Pourquoi les œuvres de Dan Flavin sont-elles plus que de simples néons ?
Figure majeure du minimalisme américain, l’artiste Dan Flavin est devenu célèbre dès les années 60 pour ses installations lumineuses et colorées à base de tubes fluorescents. Un mois et demi après l’ouverture de son premier espace à Paris, la méga galerie David Zwirner lui consacre sa deuxième exposition.
Par Matthieu Jacquet.
Des néons colorés posés à l’oblique, assemblés en croix ou bien à la parallèle, des cadres lumineux et réguliers, des appliques circulaires accrochées au mur… Nous sommes bien face à des œuvres de Dan Flavin. À partir de 1963, cet artiste new-yorkais commence à expérimenter de manière presque exclusive avec un matériau qui devient rapidement son signe distinctif : le tube fluorescent acheté en magasin. Au fil des années, ces objets sont érigés sur mur, dans les angles ou simplement posés au sol, composant des grilles, des quadrillages ou des frises qui habillent les espaces de leurs couleurs éclatantes. Par son utilisation directe de ce matériau industriel, parfois laissé tel quel, l’artiste rejoint ansi le mouvement minimaliste aux États-Unis, dans lequel se retrouvent également un Donald Judd ou un Carl Andre.
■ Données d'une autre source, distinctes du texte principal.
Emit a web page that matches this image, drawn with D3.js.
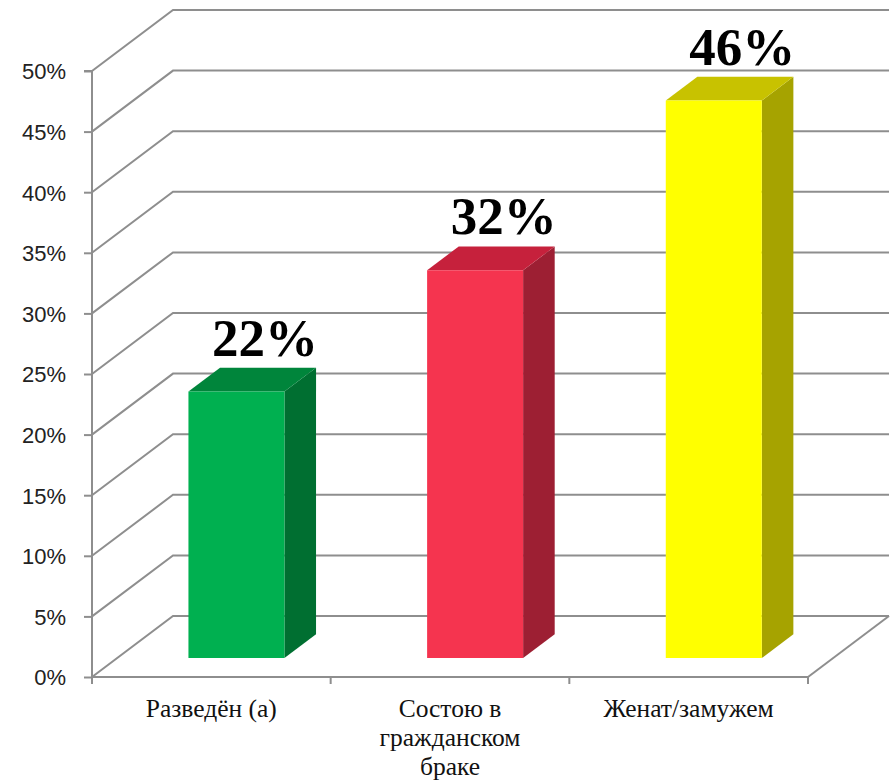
<!DOCTYPE html>
<html>
<head>
<meta charset="utf-8">
<script src="https://cdn.jsdelivr.net/npm/d3@7"></script>
<style>
  html, body { margin: 0; padding: 0; background: #fff; }
  svg { display: block; }
</style>
</head>
<body>
<svg id="chart" width="893" height="783"></svg>
<script>
// Data
const categories = ["Разведён (а)", "Состою в гражданском браке", "Женат/замужем"];
const categoryLines = [["Разведён (а)"], ["Состою в", "гражданском", "браке"], ["Женат/замужем"]];
const values = [22, 32, 46];
const valueLabels = ["22%", "32%", "46%"];
const yTicks = [0, 5, 10, 15, 20, 25, 30, 35, 40, 45, 50];
const frontColors = ["#00b050", "#f5344f", "#ffff00"];
const topColors = ["#00853b", "#c6213c", "#c8c200"];
const sideColors = ["#006f31", "#9d1f33", "#a6a300"];

const svg = d3.select("#chart");

// Front plane of the plot
const x = d3.scaleBand().domain(categories).range([92, 808]).paddingInner(0).paddingOuter(0);
const y = d3.scaleLinear().domain([0, 50]).range([677, 71]);

// Depth projection: z in [0,1] moves a point back into the chart
const depthDX = 81, depthDY = -61;
const proj = (px, py, z) => [px + z * depthDX, py + z * depthDY];

const gridColor = "#8e8e8e";
const grid = svg.append("g").attr("fill", "none").attr("stroke", gridColor).attr("stroke-width", 2);

// Left wall diagonals and back wall horizontals
yTicks.forEach(t => {
  const p0 = [x.range()[0], y(t)];
  const p1 = proj(p0[0], p0[1], 1);
  const p2 = proj(x.range()[1], y(t), 1);
  grid.append("polyline")
    .attr("points", [p0, p1, [p2[0], p1[1]]].map(p => p.join(",")).join(" "));
});

// Floor: right edge and front edge
const fr = [x.range()[1], y(0)];
const frBack = proj(fr[0], fr[1], 1);
grid.append("line").attr("x1", fr[0]).attr("y1", fr[1]).attr("x2", frBack[0]).attr("y2", frBack[1]);
grid.append("line").attr("x1", x.range()[0]).attr("y1", y(0)).attr("x2", fr[0]).attr("y2", fr[1]);

// Vertical value axis with ticks
const yAxis = d3.axisLeft(y).tickValues(yTicks).tickFormat(d => d + "%").tickSize(8).tickPadding(18);
const yG = svg.append("g").attr("transform", `translate(${x.range()[0]},0)`).call(yAxis);
yG.select(".domain").attr("stroke", gridColor).attr("stroke-width", 2)
  .attr("d", `M-8,${y(50)}H0V${y(0) + 7}`);
yG.selectAll(".tick line").attr("stroke", gridColor).attr("stroke-width", 2);
yG.selectAll(".tick text")
  .attr("fill", "#222")
  .style("font-family", "'Liberation Sans', Arial, sans-serif")
  .style("font-size", "22px")
  .attr("dy", "0.36em");

// Category ticks along the floor front edge
const bounds = [x.range()[0], ...categories.map(c => x(c) + x.bandwidth())];
svg.append("g").selectAll("line").data(bounds).join("line")
  .attr("x1", d => d).attr("x2", d => d)
  .attr("y1", y(0)).attr("y2", y(0) + 7)
  .attr("stroke", gridColor).attr("stroke-width", 2);

// Category labels
const catG = svg.append("g")
  .style("font-family", "'Liberation Serif', 'Times New Roman', serif")
  .style("font-size", "25.5px")
  .attr("fill", "#111")
  .attr("text-anchor", "middle");
categories.forEach((c, i) => {
  const cx = x(c) + x.bandwidth() / 2;
  categoryLines[i].forEach((line, j) => {
    catG.append("text").attr("x", cx).attr("y", 717 + j * 29).text(line);
  });
});

// 3D bars
const barW = 96, z0 = 0.31, z1 = 0.70;
const barsG = svg.append("g");
categories.forEach((c, i) => {
  const cx = x(c) + x.bandwidth() / 2;
  const xl = cx - barW / 2, xr = cx + barW / 2;
  const yb = y(0), yt = y(values[i]);
  const P = (px, py, z) => proj(px, py, z).join(",");
  // side face
  barsG.append("polygon")
    .attr("points", [P(xr, yb, z0), P(xr, yb, z1), P(xr, yt, z1), P(xr, yt, z0)].join(" "))
    .attr("fill", sideColors[i]);
  // top face
  barsG.append("polygon")
    .attr("points", [P(xl, yt, z0), P(xl, yt, z1), P(xr, yt, z1), P(xr, yt, z0)].join(" "))
    .attr("fill", topColors[i]);
  // front face
  barsG.append("polygon")
    .attr("points", [P(xl, yb, z0), P(xr, yb, z0), P(xr, yt, z0), P(xl, yt, z0)].join(" "))
    .attr("fill", frontColors[i]);

  // value label
  const lp = proj(cx, yt, z1);
  svg.append("text")
    .attr("x", lp[0] - 3)
    .attr("y", lp[1] - 12)
    .attr("text-anchor", "middle")
    .style("font-family", "'Liberation Serif', 'Times New Roman', serif")
    .style("font-weight", "bold")
    .style("font-size", "53px")
    .attr("fill", "#000")
    .text(valueLabels[i]);
});
</script>
</body>
</html>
Il y a 13 ans, l’œuvre de Dan Flavin était à l’honneur au musée d’Art moderne de la ville de Paris à travers une rétrospective d’ampleur. Cette fois-ci, c’est entre les murs plus étroits d’une galerie que son travail est à nouveau présenté en France, jusqu’au 1er février prochain. Pour sa deuxième exposition après l’ouverture de son premier espace à Paris, la méga-galerie américaine David Zwirner choisit donc de présenter sept de ses œuvres, réalisées entre 1964 et 1987. Réparties dans quatre salles, elles composent un parcours attestant à la fois de l’obsession de l’artiste pour son matériau et de la variété de ses utilisations.
Dans l’entrée de la galerie, trois néons de tailles différentes sont accolés et accrochés au mur : chacun émet l’une des trois couleurs primaires, accueillant le visiteur par une synthèse chromatique. Mais son regard est attiré par la salle suivante, d’où émane une lumière rouge et bleue. En y pénétrant, il découvre une frise de cadres lumineux réguliers qui s’étendent sur toute la profondeur de la pièce, chapeautés par la verrière. Les tubes qui les composent créent des jeux de perspective pour le visiteur qui se laisse envelopper par leur lumière onirique, porté vers l’infini. Au sein d’une autre salle, trois néons blancs se font face : si leur lumière semble identique à première vue, on remarque progressivement les légères variations dans leur qualité – l’une est plus chaude, l’autre plus froide ou plus douce. Car c’est bien en jouant sur les intensités et les teintes que Dan Flavin parvient à provoquer l’émotion, et même en appeler au spirituel.
En atteste cette exposition, les œuvres de Dan Flavin sont bien davantage que de vulgaires néons, plaçant toute leur force dans leur capacité à redéfinir l’espace. Au fil des quatre salles de la galerie David Zwirner, l’artiste donne corps à l’immatériel : les lumières s’infiltrent d’une pièce à l’autre, se croisent, se contrastent ou s’entremêlent, montrant à quel point l’œuvre peut dépasser de loin son objet concret. Une belle entrée en matière dans le travail de l’artiste dont l’esprit ingénieux brille encore, malgré sa disparition en 1996, derrière ses néons.
Dan Flavin, jusqu’au 1er février 2020 à la galerie David Zwirner, Paris 3e.